> **Objective**
Locate every line that holds the string "with" and copy it.

> **Provided material**
============================================================
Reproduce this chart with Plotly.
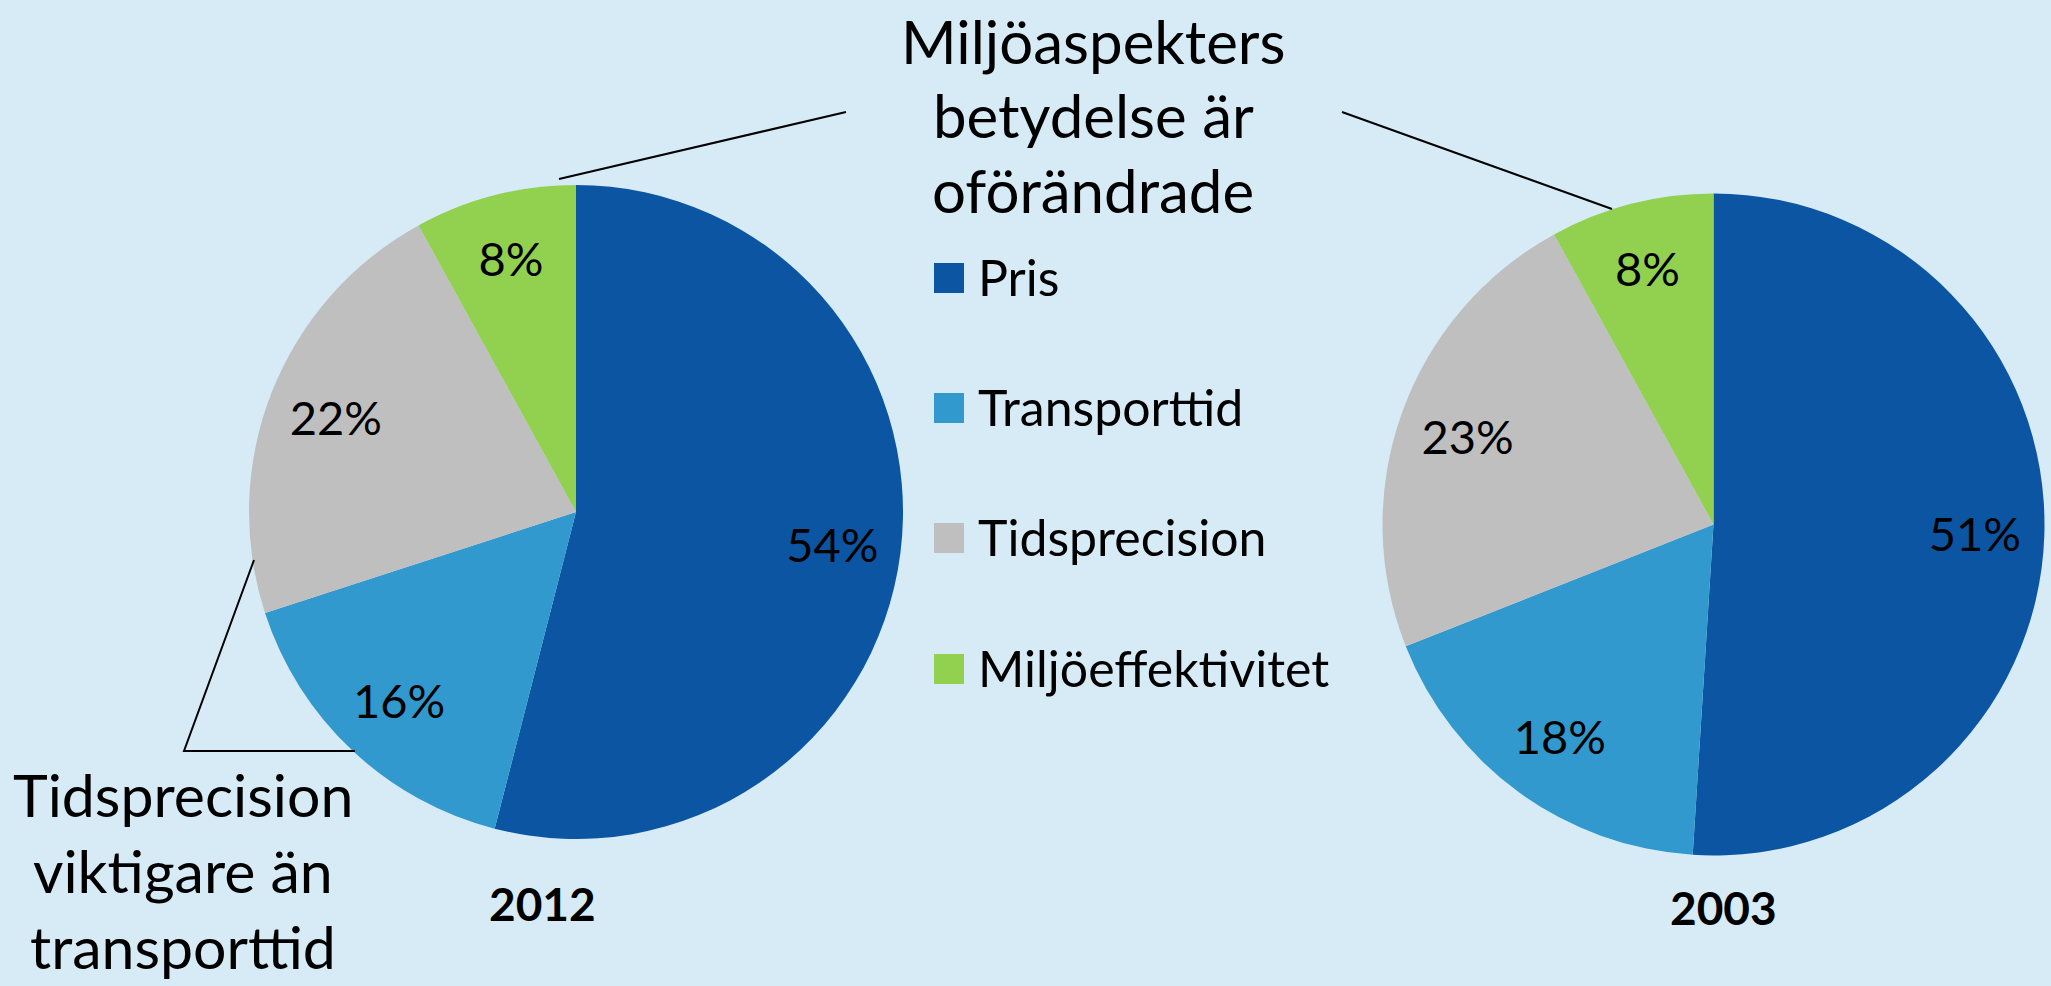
============================================================
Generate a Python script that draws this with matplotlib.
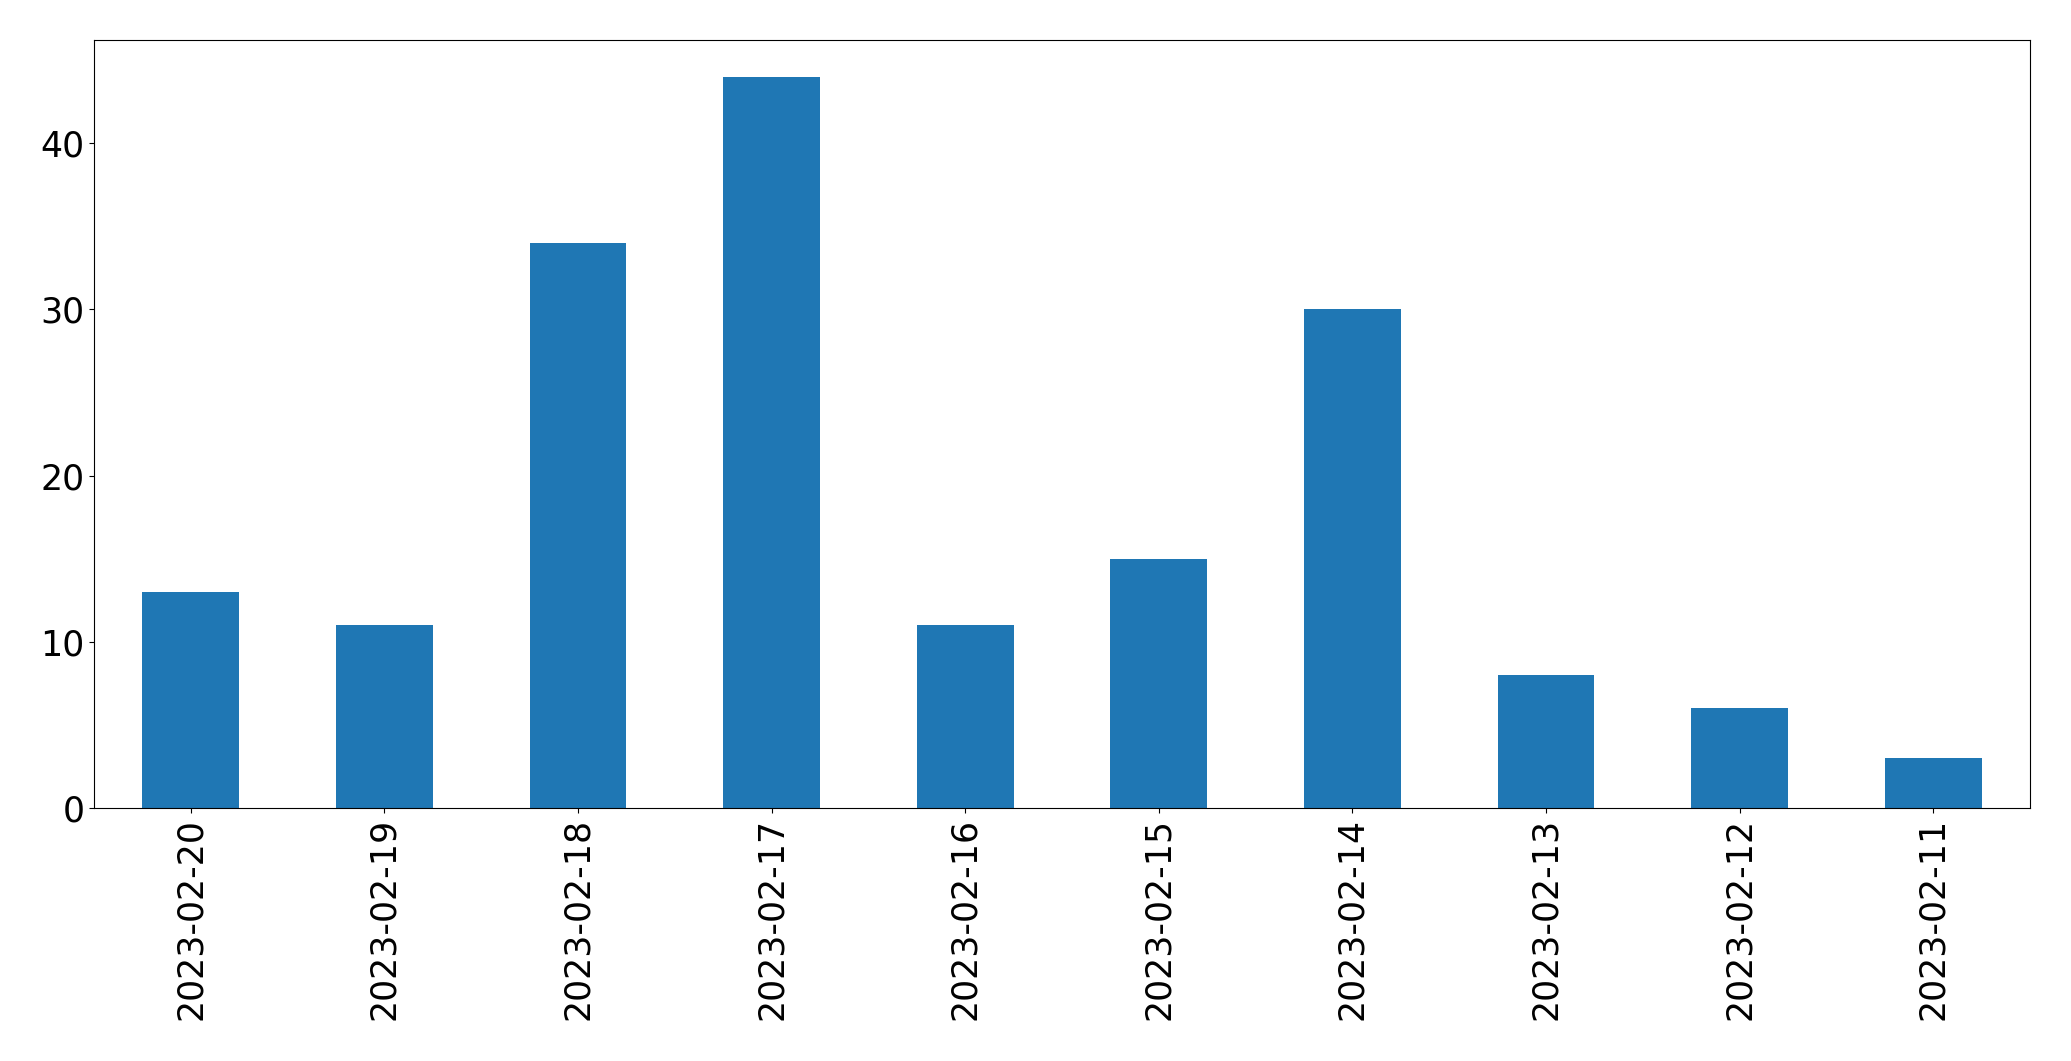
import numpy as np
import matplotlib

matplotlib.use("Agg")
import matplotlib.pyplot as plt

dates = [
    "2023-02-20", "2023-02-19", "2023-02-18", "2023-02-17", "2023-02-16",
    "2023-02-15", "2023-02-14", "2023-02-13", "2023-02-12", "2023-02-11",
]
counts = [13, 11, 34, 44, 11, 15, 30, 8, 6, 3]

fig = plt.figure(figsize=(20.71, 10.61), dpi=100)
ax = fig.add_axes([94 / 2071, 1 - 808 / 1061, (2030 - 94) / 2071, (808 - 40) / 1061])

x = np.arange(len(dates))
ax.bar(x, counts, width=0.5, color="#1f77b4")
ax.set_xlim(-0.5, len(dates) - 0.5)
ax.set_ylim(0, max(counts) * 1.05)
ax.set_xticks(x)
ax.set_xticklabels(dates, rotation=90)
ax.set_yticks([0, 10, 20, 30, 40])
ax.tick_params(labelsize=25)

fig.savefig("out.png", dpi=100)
============================================================
> **Result**
Reproduce this chart with Plotly.
Generate a Python script that draws this with matplotlib.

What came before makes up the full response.